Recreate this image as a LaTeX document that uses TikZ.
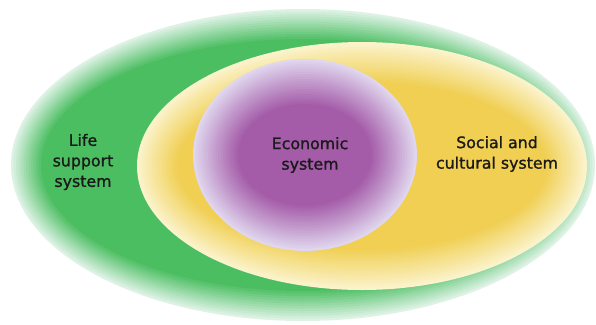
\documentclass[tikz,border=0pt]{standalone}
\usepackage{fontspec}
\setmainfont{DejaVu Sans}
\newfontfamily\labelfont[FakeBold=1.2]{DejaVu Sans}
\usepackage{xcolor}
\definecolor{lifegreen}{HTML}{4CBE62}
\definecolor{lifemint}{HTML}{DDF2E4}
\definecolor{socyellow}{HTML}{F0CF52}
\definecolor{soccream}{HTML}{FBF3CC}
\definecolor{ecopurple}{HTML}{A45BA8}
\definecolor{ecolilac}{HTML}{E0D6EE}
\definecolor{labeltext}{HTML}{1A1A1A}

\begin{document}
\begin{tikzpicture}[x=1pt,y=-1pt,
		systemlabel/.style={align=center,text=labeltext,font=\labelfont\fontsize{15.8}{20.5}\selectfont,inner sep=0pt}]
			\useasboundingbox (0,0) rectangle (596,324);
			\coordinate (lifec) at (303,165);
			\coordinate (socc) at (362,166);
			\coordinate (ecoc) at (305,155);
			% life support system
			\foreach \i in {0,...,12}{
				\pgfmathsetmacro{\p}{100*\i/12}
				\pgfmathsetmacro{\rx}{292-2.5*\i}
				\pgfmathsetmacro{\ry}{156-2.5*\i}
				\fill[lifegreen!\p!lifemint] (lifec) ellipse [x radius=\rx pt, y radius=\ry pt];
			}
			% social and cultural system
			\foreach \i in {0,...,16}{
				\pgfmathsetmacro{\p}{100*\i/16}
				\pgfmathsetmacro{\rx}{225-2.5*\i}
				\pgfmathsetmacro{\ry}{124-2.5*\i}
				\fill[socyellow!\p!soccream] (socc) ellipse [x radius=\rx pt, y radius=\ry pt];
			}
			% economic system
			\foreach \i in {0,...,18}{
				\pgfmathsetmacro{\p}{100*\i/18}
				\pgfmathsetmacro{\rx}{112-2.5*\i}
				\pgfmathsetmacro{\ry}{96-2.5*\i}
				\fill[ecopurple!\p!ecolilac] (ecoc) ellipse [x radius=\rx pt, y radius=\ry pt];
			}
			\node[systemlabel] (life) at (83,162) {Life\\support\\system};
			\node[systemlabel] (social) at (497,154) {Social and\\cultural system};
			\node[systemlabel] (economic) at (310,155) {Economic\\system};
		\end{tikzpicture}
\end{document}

────

EXERCISE GOAL
Omit the pictures and reproduce the listing exactly.

THE ANSWER
Recreate this image as a LaTeX document that uses TikZ.
\documentclass[tikz,border=0pt]{standalone}
\usepackage{fontspec}
\setmainfont{DejaVu Sans}
\newfontfamily\labelfont[FakeBold=1.2]{DejaVu Sans}
\usepackage{xcolor}
\definecolor{lifegreen}{HTML}{4CBE62}
\definecolor{lifemint}{HTML}{DDF2E4}
\definecolor{socyellow}{HTML}{F0CF52}
\definecolor{soccream}{HTML}{FBF3CC}
\definecolor{ecopurple}{HTML}{A45BA8}
\definecolor{ecolilac}{HTML}{E0D6EE}
\definecolor{labeltext}{HTML}{1A1A1A}

\begin{document}
\begin{tikzpicture}[x=1pt,y=-1pt,
		systemlabel/.style={align=center,text=labeltext,font=\labelfont\fontsize{15.8}{20.5}\selectfont,inner sep=0pt}]
			\useasboundingbox (0,0) rectangle (596,324);
			\coordinate (lifec) at (303,165);
			\coordinate (socc) at (362,166);
			\coordinate (ecoc) at (305,155);
			% life support system
			\foreach \i in {0,...,12}{
				\pgfmathsetmacro{\p}{100*\i/12}
				\pgfmathsetmacro{\rx}{292-2.5*\i}
				\pgfmathsetmacro{\ry}{156-2.5*\i}
				\fill[lifegreen!\p!lifemint] (lifec) ellipse [x radius=\rx pt, y radius=\ry pt];
			}
			% social and cultural system
			\foreach \i in {0,...,16}{
				\pgfmathsetmacro{\p}{100*\i/16}
				\pgfmathsetmacro{\rx}{225-2.5*\i}
				\pgfmathsetmacro{\ry}{124-2.5*\i}
				\fill[socyellow!\p!soccream] (socc) ellipse [x radius=\rx pt, y radius=\ry pt];
			}
			% economic system
			\foreach \i in {0,...,18}{
				\pgfmathsetmacro{\p}{100*\i/18}
				\pgfmathsetmacro{\rx}{112-2.5*\i}
				\pgfmathsetmacro{\ry}{96-2.5*\i}
				\fill[ecopurple!\p!ecolilac] (ecoc) ellipse [x radius=\rx pt, y radius=\ry pt];
			}
			\node[systemlabel] (life) at (83,162) {Life\\support\\system};
			\node[systemlabel] (social) at (497,154) {Social and\\cultural system};
			\node[systemlabel] (economic) at (310,155) {Economic\\system};
		\end{tikzpicture}
\end{document}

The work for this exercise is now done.